**What you have to do:**
Transcribe the data in full and exactly, omitting any pictures.

**Data lines:**
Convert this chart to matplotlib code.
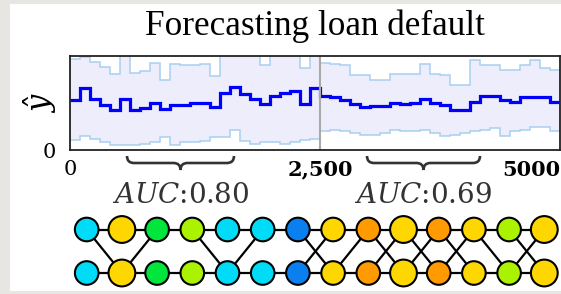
import matplotlib
matplotlib.use('Agg')
import matplotlib.pyplot as plt
import matplotlib.patches as mpatches
import matplotlib.transforms as mtransforms
from matplotlib.path import Path
import numpy as np

plt.rcParams['mathtext.fontset'] = 'dejavuserif'

# predicted default rate per bin of 100 loans (mean and spread)
bin_width = 100
y_mean = [0.53, 0.66, 0.54, 0.48, 0.43, 0.54, 0.43, 0.45, 0.50, 0.44,
          0.48, 0.48, 0.50, 0.50, 0.46, 0.61, 0.67, 0.60, 0.54, 0.49,
          0.57, 0.61, 0.63, 0.49, 0.66, 0.57, 0.56, 0.53, 0.49, 0.46,
          0.47, 0.47, 0.50, 0.49, 0.50, 0.54, 0.50, 0.48, 0.43, 0.43,
          0.51, 0.57, 0.57, 0.53, 0.51, 0.56, 0.56, 0.56, 0.51]
y_upper = [0.97, 0.99, 0.94, 0.88, 0.81, 1.05, 0.82, 0.84, 0.93, 0.75,
           0.92, 0.90, 0.90, 0.92, 0.79, 1.05, 1.05, 1.05, 1.05, 0.90,
           1.05, 1.05, 1.05, 0.87, 1.05, 0.93, 0.92, 0.90, 0.80, 0.80,
           0.74, 0.75, 0.81, 0.81, 0.81, 0.92, 0.81, 0.80, 0.69, 0.69,
           0.96, 0.90, 0.90, 0.85, 0.85, 0.90, 0.96, 0.87, 0.85]
y_lower = [0.11, 0.15, 0.12, 0.09, 0.05, 0.05, 0.05, 0.06, 0.08, 0.14,
           0.05, 0.09, 0.09, 0.10, 0.14, 0.14, 0.21, 0.10, 0.06, 0.08,
           0.09, 0.06, 0.09, 0.11, 0.12, 0.20, 0.21, 0.20, 0.18, 0.16,
           0.16, 0.18, 0.21, 0.20, 0.20, 0.21, 0.18, 0.15, 0.16, 0.18,
           0.20, 0.21, 0.23, 0.15, 0.20, 0.21, 0.24, 0.25, 0.20]
split_at = 2500
x_ticks = [0, 2500, 4610]
x_tick_labels = ['0', '2,500', '5000']
auc_spans = [(570, 1640), (2970, 4100)]
auc_values = ['0.80', '0.69']

# graph below the chart
palette = {'cyan': '#00dcf8', 'yellow': '#ffd700', 'green': '#00e63c',
           'lime': '#aaf200', 'blue': '#0a80f0', 'orange': '#ff9a00'}
node_colors = ['cyan', 'yellow', 'green', 'lime', 'cyan', 'cyan', 'blue',
               'yellow', 'orange', 'yellow', 'orange', 'yellow', 'lime', 'yellow']
node_big = [0, 1, 0, 0, 0, 0, 0, 0, 0, 1, 0, 0, 0, 1]
cross_edges = [(0, 1), (2, 1), (3, 4), (5, 4), (6, 7), (7, 6), (8, 7),
               (8, 9), (9, 8), (9, 10), (10, 9), (10, 11), (11, 10),
               (11, 12), (12, 13), (13, 12)]

W, H = 561, 294
fig = plt.figure(figsize=(W / 100, H / 100), dpi=100, facecolor='#e8e6e2')

canvas = fig.add_axes([0, 0, 1, 1], zorder=0)
canvas.set_xlim(0, W)
canvas.set_ylim(H, 0)
canvas.axis('off')
canvas.add_patch(mpatches.Rectangle((10, 4), W - 10, 287, facecolor='white',
                                    edgecolor='none', zorder=0))

ax = fig.add_axes([70 / W, (H - 150) / H, 490 / W, 94 / H], zorder=1)
edges = np.arange(len(y_mean) + 1) * bin_width
ax.stairs(y_upper, edges, baseline=y_lower, fill=True, color='#ededfb', lw=0)
ax.stairs(y_upper, edges, baseline=None, color='#a8d0f0', lw=1.1)
ax.stairs(y_lower, edges, baseline=None, color='#a8d0f0', lw=1.1)
ax.stairs(y_mean, edges, baseline=None, color='#0000ff', lw=2.3)
ax.axvline(split_at, color='#a9a9a9', lw=1.5)
ax.set_xlim(edges[0], edges[-1])
ax.set_ylim(0, 1)
for s in ax.spines.values():
    s.set_color('#222222')
    s.set_linewidth(1.3)

ax.set_xticks(x_ticks)
ax.set_xticklabels(x_tick_labels, family='DejaVu Serif', fontsize=15)
for lab in ax.get_xticklabels()[1:]:
    lab.set_fontweight('bold')
ax.set_yticks([0])
ax.set_yticklabels(['0'], family='DejaVu Serif', fontsize=15)
ax.tick_params(axis='x', length=0, pad=7)
ax.tick_params(axis='y', length=0, pad=10)

canvas.text(40, 103, r'$\hat{y}$', fontsize=22, rotation=90,
            ha='center', va='center')
canvas.text(315, 35, 'Forecasting loan default', family='Liberation Serif',
            fontsize=25.3, ha='center', va='baseline')

# braces under the two test windows
tr = mtransforms.blended_transform_factory(ax.transData, canvas.transData)
top, mid, tip = 156, 163, 170
for (x0, x1), auc in zip(auc_spans, auc_values):
    c = (x0 + x1) / 2
    q = 70
    verts = [(x0, top), (x0, mid), (x0 + q, mid), (c - q, mid), (c, mid), (c, tip),
             (c, mid), (c + q, mid), (x1 - q, mid), (x1, mid), (x1, top)]
    codes = [Path.MOVETO, Path.CURVE3, Path.CURVE3, Path.LINETO, Path.CURVE3, Path.CURVE3,
             Path.CURVE3, Path.CURVE3, Path.LINETO, Path.CURVE3, Path.CURVE3]
    canvas.add_patch(mpatches.PathPatch(Path(verts, codes), transform=tr, fill=False,
                                         edgecolor='#333333', lw=1.9, clip_on=False))
    canvas.text(c, 203, '$AUC$:' + auc, transform=tr, family='DejaVu Serif',
                fontsize=20, ha='center', va='baseline', color='#333333')

# two-row graph
x0n, dx = 86.7, 35.2
row_y = [229.5, 273]
n = len(node_colors)
for y in row_y:
    canvas.plot([x0n, x0n + dx * (n - 1)], [y, y], color='black', lw=1.6, zorder=2)
for a, b in cross_edges:
    canvas.plot([x0n + dx * a, x0n + dx * b], row_y, color='black', lw=1.6, zorder=2)
for i, cname in enumerate(node_colors):
    r = 13.4 if node_big[i] else 11.8
    for y in row_y:
        canvas.add_patch(mpatches.Circle((x0n + dx * i, y), r, facecolor=palette[cname],
                                         edgecolor='black', lw=1.5, zorder=3))

fig.savefig('out.png', dpi=100, facecolor=fig.get_facecolor())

**Task result:**
Convert this chart to matplotlib code.
import matplotlib
matplotlib.use('Agg')
import matplotlib.pyplot as plt
import matplotlib.patches as mpatches
import matplotlib.transforms as mtransforms
from matplotlib.path import Path
import numpy as np

plt.rcParams['mathtext.fontset'] = 'dejavuserif'

# predicted default rate per bin of 100 loans (mean and spread)
bin_width = 100
y_mean = [0.53, 0.66, 0.54, 0.48, 0.43, 0.54, 0.43, 0.45, 0.50, 0.44,
          0.48, 0.48, 0.50, 0.50, 0.46, 0.61, 0.67, 0.60, 0.54, 0.49,
          0.57, 0.61, 0.63, 0.49, 0.66, 0.57, 0.56, 0.53, 0.49, 0.46,
          0.47, 0.47, 0.50, 0.49, 0.50, 0.54, 0.50, 0.48, 0.43, 0.43,
          0.51, 0.57, 0.57, 0.53, 0.51, 0.56, 0.56, 0.56, 0.51]
y_upper = [0.97, 0.99, 0.94, 0.88, 0.81, 1.05, 0.82, 0.84, 0.93, 0.75,
           0.92, 0.90, 0.90, 0.92, 0.79, 1.05, 1.05, 1.05, 1.05, 0.90,
           1.05, 1.05, 1.05, 0.87, 1.05, 0.93, 0.92, 0.90, 0.80, 0.80,
           0.74, 0.75, 0.81, 0.81, 0.81, 0.92, 0.81, 0.80, 0.69, 0.69,
           0.96, 0.90, 0.90, 0.85, 0.85, 0.90, 0.96, 0.87, 0.85]
y_lower = [0.11, 0.15, 0.12, 0.09, 0.05, 0.05, 0.05, 0.06, 0.08, 0.14,
           0.05, 0.09, 0.09, 0.10, 0.14, 0.14, 0.21, 0.10, 0.06, 0.08,
           0.09, 0.06, 0.09, 0.11, 0.12, 0.20, 0.21, 0.20, 0.18, 0.16,
           0.16, 0.18, 0.21, 0.20, 0.20, 0.21, 0.18, 0.15, 0.16, 0.18,
           0.20, 0.21, 0.23, 0.15, 0.20, 0.21, 0.24, 0.25, 0.20]
split_at = 2500
x_ticks = [0, 2500, 4610]
x_tick_labels = ['0', '2,500', '5000']
auc_spans = [(570, 1640), (2970, 4100)]
auc_values = ['0.80', '0.69']

# graph below the chart
palette = {'cyan': '#00dcf8', 'yellow': '#ffd700', 'green': '#00e63c',
           'lime': '#aaf200', 'blue': '#0a80f0', 'orange': '#ff9a00'}
node_colors = ['cyan', 'yellow', 'green', 'lime', 'cyan', 'cyan', 'blue',
               'yellow', 'orange', 'yellow', 'orange', 'yellow', 'lime', 'yellow']
node_big = [0, 1, 0, 0, 0, 0, 0, 0, 0, 1, 0, 0, 0, 1]
cross_edges = [(0, 1), (2, 1), (3, 4), (5, 4), (6, 7), (7, 6), (8, 7),
               (8, 9), (9, 8), (9, 10), (10, 9), (10, 11), (11, 10),
               (11, 12), (12, 13), (13, 12)]

W, H = 561, 294
fig = plt.figure(figsize=(W / 100, H / 100), dpi=100, facecolor='#e8e6e2')

canvas = fig.add_axes([0, 0, 1, 1], zorder=0)
canvas.set_xlim(0, W)
canvas.set_ylim(H, 0)
canvas.axis('off')
canvas.add_patch(mpatches.Rectangle((10, 4), W - 10, 287, facecolor='white',
                                    edgecolor='none', zorder=0))

ax = fig.add_axes([70 / W, (H - 150) / H, 490 / W, 94 / H], zorder=1)
edges = np.arange(len(y_mean) + 1) * bin_width
ax.stairs(y_upper, edges, baseline=y_lower, fill=True, color='#ededfb', lw=0)
ax.stairs(y_upper, edges, baseline=None, color='#a8d0f0', lw=1.1)
ax.stairs(y_lower, edges, baseline=None, color='#a8d0f0', lw=1.1)
ax.stairs(y_mean, edges, baseline=None, color='#0000ff', lw=2.3)
ax.axvline(split_at, color='#a9a9a9', lw=1.5)
ax.set_xlim(edges[0], edges[-1])
ax.set_ylim(0, 1)
for s in ax.spines.values():
    s.set_color('#222222')
    s.set_linewidth(1.3)

ax.set_xticks(x_ticks)
ax.set_xticklabels(x_tick_labels, family='DejaVu Serif', fontsize=15)
for lab in ax.get_xticklabels()[1:]:
    lab.set_fontweight('bold')
ax.set_yticks([0])
ax.set_yticklabels(['0'], family='DejaVu Serif', fontsize=15)
ax.tick_params(axis='x', length=0, pad=7)
ax.tick_params(axis='y', length=0, pad=10)

canvas.text(40, 103, r'$\hat{y}$', fontsize=22, rotation=90,
            ha='center', va='center')
canvas.text(315, 35, 'Forecasting loan default', family='Liberation Serif',
            fontsize=25.3, ha='center', va='baseline')

# braces under the two test windows
tr = mtransforms.blended_transform_factory(ax.transData, canvas.transData)
top, mid, tip = 156, 163, 170
for (x0, x1), auc in zip(auc_spans, auc_values):
    c = (x0 + x1) / 2
    q = 70
    verts = [(x0, top), (x0, mid), (x0 + q, mid), (c - q, mid), (c, mid), (c, tip),
             (c, mid), (c + q, mid), (x1 - q, mid), (x1, mid), (x1, top)]
    codes = [Path.MOVETO, Path.CURVE3, Path.CURVE3, Path.LINETO, Path.CURVE3, Path.CURVE3,
             Path.CURVE3, Path.CURVE3, Path.LINETO, Path.CURVE3, Path.CURVE3]
    canvas.add_patch(mpatches.PathPatch(Path(verts, codes), transform=tr, fill=False,
                                         edgecolor='#333333', lw=1.9, clip_on=False))
    canvas.text(c, 203, '$AUC$:' + auc, transform=tr, family='DejaVu Serif',
                fontsize=20, ha='center', va='baseline', color='#333333')

# two-row graph
x0n, dx = 86.7, 35.2
row_y = [229.5, 273]
n = len(node_colors)
for y in row_y:
    canvas.plot([x0n, x0n + dx * (n - 1)], [y, y], color='black', lw=1.6, zorder=2)
for a, b in cross_edges:
    canvas.plot([x0n + dx * a, x0n + dx * b], row_y, color='black', lw=1.6, zorder=2)
for i, cname in enumerate(node_colors):
    r = 13.4 if node_big[i] else 11.8
    for y in row_y:
        canvas.add_patch(mpatches.Circle((x0n + dx * i, y), r, facecolor=palette[cname],
                                         edgecolor='black', lw=1.5, zorder=3))

fig.savefig('out.png', dpi=100, facecolor=fig.get_facecolor())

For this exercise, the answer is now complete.